Data excerpt:
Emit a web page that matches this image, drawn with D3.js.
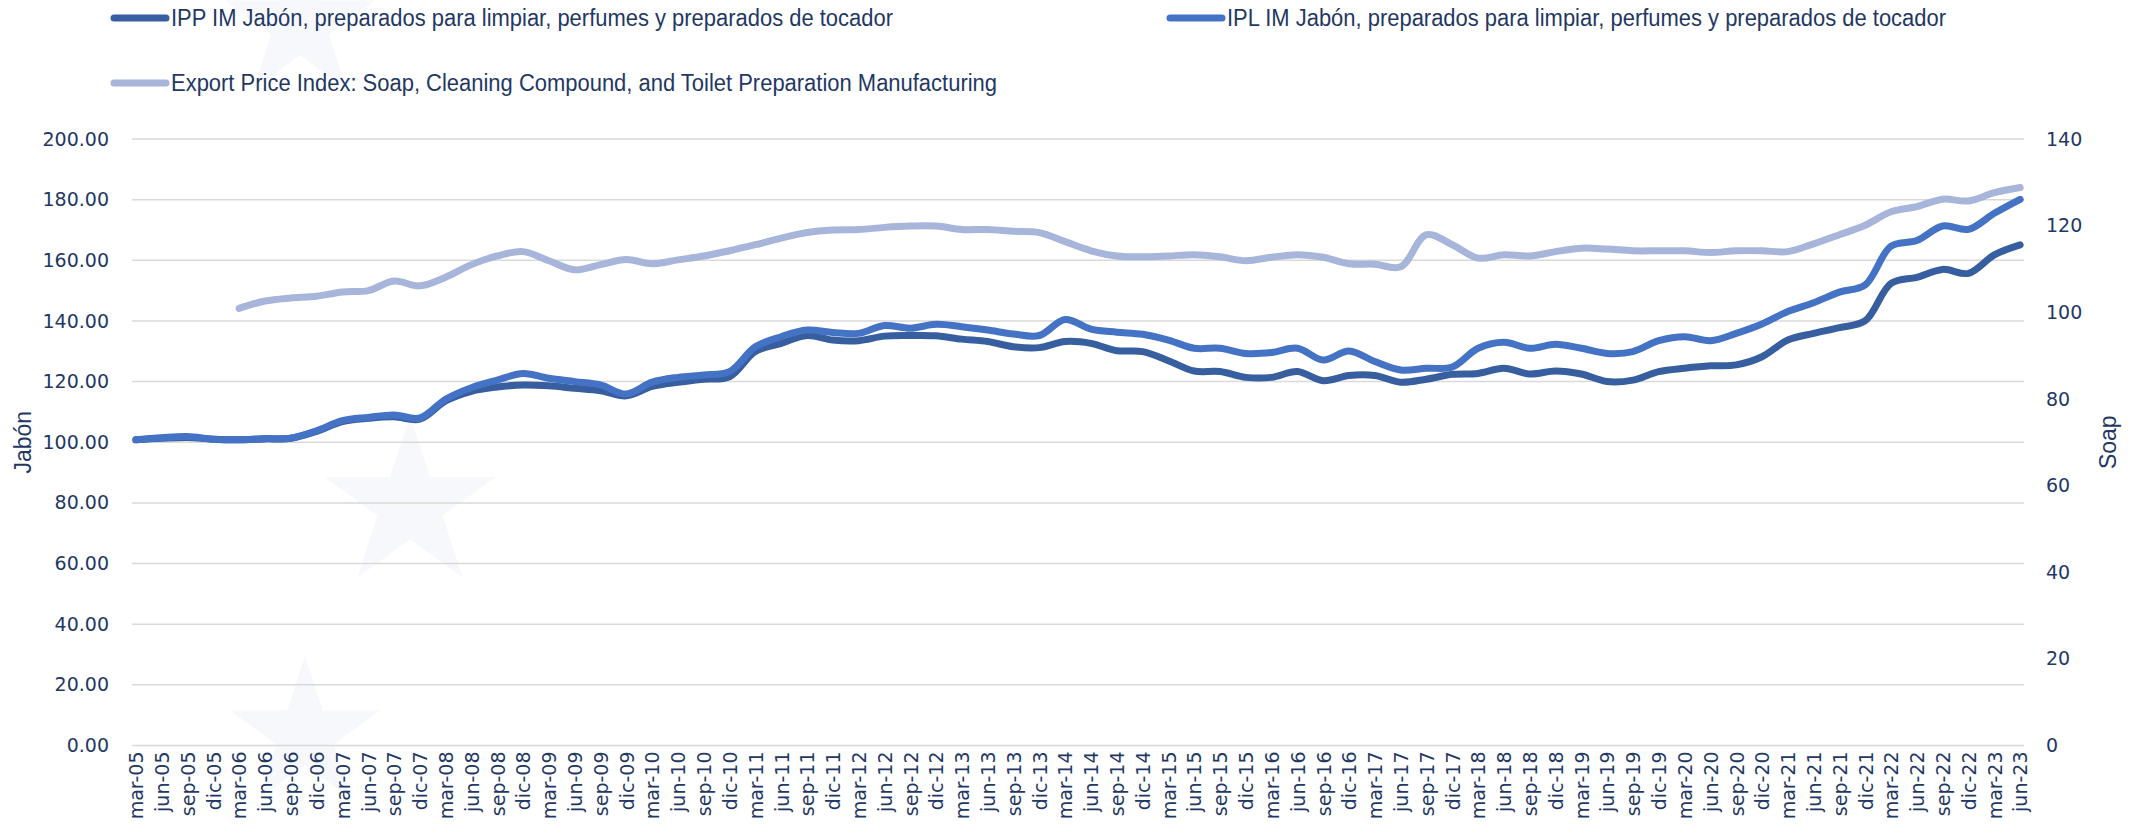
<!DOCTYPE html>
<html>
<head>
<meta charset="utf-8">
<script src="https://cdn.jsdelivr.net/npm/d3@7"></script>
<style>
  body { margin: 0; background: #fff; }
  svg { display: block; }
</style>
</head>
<body>
<div id="chart"></div>
<script>
var width = 2142;
var height = 835;

// quarterly labels, mar-05 .. jun-23
var categories = [
  "mar-05","jun-05","sep-05","dic-05","mar-06","jun-06","sep-06","dic-06",
  "mar-07","jun-07","sep-07","dic-07","mar-08","jun-08","sep-08","dic-08",
  "mar-09","jun-09","sep-09","dic-09","mar-10","jun-10","sep-10","dic-10",
  "mar-11","jun-11","sep-11","dic-11","mar-12","jun-12","sep-12","dic-12",
  "mar-13","jun-13","sep-13","dic-13","mar-14","jun-14","sep-14","dic-14",
  "mar-15","jun-15","sep-15","dic-15","mar-16","jun-16","sep-16","dic-16",
  "mar-17","jun-17","sep-17","dic-17","mar-18","jun-18","sep-18","dic-18",
  "mar-19","jun-19","sep-19","dic-19","mar-20","jun-20","sep-20","dic-20",
  "mar-21","jun-21","sep-21","dic-21","mar-22","jun-22","sep-22","dic-22",
  "mar-23","jun-23"
];

// IPP IM (left axis)
var ipp = [
  100.8,101.3,101.6,101.0,100.8,101.1,101.3,103.6,106.8,107.9,
  108.4,107.6,113.6,116.8,118.2,118.9,118.6,117.8,117.0,115.3,
  118.4,119.8,120.8,121.6,129.9,132.6,135.2,133.7,133.5,135.0,
  135.2,135.1,134.0,133.2,131.5,131.2,133.2,132.6,130.2,129.9,
  126.9,123.5,123.3,121.4,121.4,123.3,120.3,122.0,122.0,119.8,
  120.8,122.4,122.7,124.4,122.5,123.5,122.5,120.0,120.5,123.3,
  124.4,125.2,125.5,128.2,133.7,135.9,137.8,140.1,152.4,154.4,
  157.0,155.7,161.8,165.1
];

// IPL IM (left axis)
var ipl = [
  100.8,101.5,101.9,101.0,100.8,101.2,101.3,103.8,107.1,108.2,
  109.0,108.0,114.2,118.0,120.5,122.7,121.1,120.0,118.9,115.9,
  119.8,121.4,122.2,123.3,131.5,134.8,137.0,136.2,135.9,138.5,
  137.6,138.9,138.1,137.0,135.7,135.2,140.5,137.3,136.3,135.6,
  133.7,131.0,131.0,129.3,129.6,131.0,127.1,130.1,126.6,123.8,
  124.4,124.8,131.0,133.0,131.0,132.3,131.0,129.3,129.9,133.5,
  134.8,133.5,135.9,139.0,143.1,146.0,149.5,151.9,164.7,166.5,
  171.3,170.2,175.5,180.1
];

// Export Price Index (right axis), starts mar-06
var exportIdx = [
  null,null,null,null,100.9,102.6,103.3,103.7,104.7,105.0,
  107.2,106.1,108.1,111.0,113.0,114.0,111.9,109.8,111.0,112.2,
  111.2,112.1,113.0,114.2,115.6,117.1,118.4,119.0,119.1,119.6,
  119.9,119.9,119.1,119.1,118.7,118.4,116.3,114.2,113.0,112.8,
  113.0,113.3,112.8,111.9,112.7,113.3,112.7,111.2,111.1,110.5,
  117.9,115.6,112.5,113.3,113.0,114.0,114.8,114.6,114.2,114.2,
  114.2,113.8,114.2,114.2,114.0,115.8,117.9,120.1,123.2,124.4,
  126.1,125.7,127.6,128.8
];

var leftTicks = [0,20,40,60,80,100,120,140,160,180,200];
var rightTicks = [0,20,40,60,80,100,120,140];

var textColor = "#1f3864";
var colIPP = "#375e9f";
var colIPL = "#4472c4";
var colExp = "#a7b5da";

var plot = { left: 132, right: 2024, top: 139, bottom: 745.5 };

var svg = d3.select("#chart")
  .append("svg")
  .attr("width", width)
  .attr("height", height);

svg.append("rect")
  .attr("width", "100%")
  .attr("height", "100%")
  .attr("fill", "white");

// faint watermark stars in the background
var star = d3.symbol().type(d3.symbolStar);
[[410, 505, 9000], [300, 25, 7000], [305, 735, 7000]].forEach(function(s) {
  svg.append("path")
    .attr("d", star.size(s[2])())
    .attr("transform", "translate(" + s[0] + "," + s[1] + ")")
    .attr("fill", "#f7f8fc");
});

var x = d3.scalePoint()
  .domain(categories)
  .range([plot.left, plot.right])
  .padding(0.15);

var yL = d3.scaleLinear().domain([0, 200]).range([plot.bottom, plot.top]);
var yR = d3.scaleLinear().domain([0, 140]).range([plot.bottom, plot.top]);

// gridlines
svg.append("g")
  .selectAll("line")
  .data(leftTicks)
  .enter()
  .append("line")
  .attr("x1", plot.left)
  .attr("x2", plot.right)
  .attr("y1", function(d) { return yL(d); })
  .attr("y2", function(d) { return yL(d); })
  .attr("stroke", "#d9d9d9")
  .attr("stroke-width", 1.5);

// left axis
var leftAxis = svg.append("g")
  .attr("transform", "translate(" + (plot.left - 23) + ",0)")
  .call(d3.axisLeft(yL).tickValues(leftTicks).tickFormat(d3.format(".2f")).tickSize(0).tickPadding(0));
leftAxis.select(".domain").remove();

// right axis
var rightAxis = svg.append("g")
  .attr("transform", "translate(" + (plot.right + 22) + ",0)")
  .call(d3.axisRight(yR).tickValues(rightTicks).tickSize(0).tickPadding(0));
rightAxis.select(".domain").remove();

svg.selectAll(".tick text")
  .style("font-family", "DejaVu Sans, Verdana, sans-serif")
  .style("font-size", "19px")
  .attr("fill", textColor);

// x axis labels, rotated
var xAxis = svg.append("g")
  .attr("transform", "translate(0," + (plot.bottom + 6) + ")")
  .call(d3.axisBottom(x).tickSize(0).tickPadding(0));
xAxis.select(".domain").remove();
xAxis.selectAll("text")
  .attr("transform", "rotate(-90)")
  .attr("x", 0)
  .attr("y", 0)
  .attr("dy", "0.36em")
  .style("text-anchor", "end")
  .style("font-family", "DejaVu Sans, Verdana, sans-serif")
  .style("font-size", "19px")
  .attr("fill", textColor);

// axis titles
svg.append("text")
  .attr("transform", "translate(23," + ((plot.top + plot.bottom) / 2) + ") rotate(-90)")
  .attr("text-anchor", "middle")
  .attr("dy", "0.35em")
  .style("font-family", "Liberation Sans Narrow, Arial Narrow, sans-serif")
  .style("font-size", "23px")
  .attr("fill", textColor)
  .text("Jabón");

svg.append("text")
  .attr("transform", "translate(2108," + ((plot.top + plot.bottom) / 2) + ") rotate(-90)")
  .attr("text-anchor", "middle")
  .attr("dy", "0.35em")
  .style("font-family", "Liberation Sans Narrow, Arial Narrow, sans-serif")
  .style("font-size", "23px")
  .attr("fill", textColor)
  .text("Soap");

// lines
var lineL = d3.line()
  .defined(function(d) { return d != null; })
  .x(function(d, i) { return x(categories[i]); })
  .y(function(d) { return yL(d); })
  .curve(d3.curveCatmullRom.alpha(0.5));

var lineR = d3.line()
  .defined(function(d) { return d != null; })
  .x(function(d, i) { return x(categories[i]); })
  .y(function(d) { return yR(d); })
  .curve(d3.curveCatmullRom.alpha(0.5));

var series = [
  { data: ipp, line: lineL, color: colIPP },
  { data: ipl, line: lineL, color: colIPL },
  { data: exportIdx, line: lineR, color: colExp }
];

series.forEach(function(s) {
  svg.append("path")
    .datum(s.data)
    .attr("d", s.line)
    .attr("fill", "none")
    .attr("stroke", s.color)
    .attr("stroke-width", 7)
    .attr("stroke-linecap", "round")
    .attr("stroke-linejoin", "round");
});

// legend
var legendItems = [
  { label: "IPP IM Jabón, preparados para limpiar, perfumes y preparados de tocador", color: colIPP, x: 114, y: 18, w: 722 },
  { label: "IPL IM Jabón, preparados para limpiar, perfumes y preparados de tocador", color: colIPL, x: 1170, y: 18, w: 719 },
  { label: "Export Price Index: Soap, Cleaning Compound, and Toilet Preparation Manufacturing", color: colExp, x: 114, y: 83, w: 826 }
];

var legend = svg.append("g")
  .selectAll("g")
  .data(legendItems)
  .enter()
  .append("g")
  .attr("transform", function(d) { return "translate(" + d.x + "," + d.y + ")"; });

legend.append("line")
  .attr("x1", 0)
  .attr("x2", 52)
  .attr("stroke", function(d) { return d.color; })
  .attr("stroke-width", 7)
  .attr("stroke-linecap", "round");

legend.append("text")
  .attr("x", 57)
  .attr("dy", "0.35em")
  .attr("textLength", function(d) { return d.w; })
  .attr("lengthAdjust", "spacingAndGlyphs")
  .style("font-family", "Liberation Sans Narrow, Arial Narrow, sans-serif")
  .style("font-size", "23px")
  .attr("fill", textColor)
  .text(function(d) { return d.label; });
</script>
</body>
</html>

Given exercise:
Pictures stay out. Print the data exactly, from its first line through the line containing "var height = 835;".

Worked answer:
Emit a web page that matches this image, drawn with D3.js.
<!DOCTYPE html>
<html>
<head>
<meta charset="utf-8">
<script src="https://cdn.jsdelivr.net/npm/d3@7"></script>
<style>
  body { margin: 0; background: #fff; }
  svg { display: block; }
</style>
</head>
<body>
<div id="chart"></div>
<script>
var width = 2142;
var height = 835;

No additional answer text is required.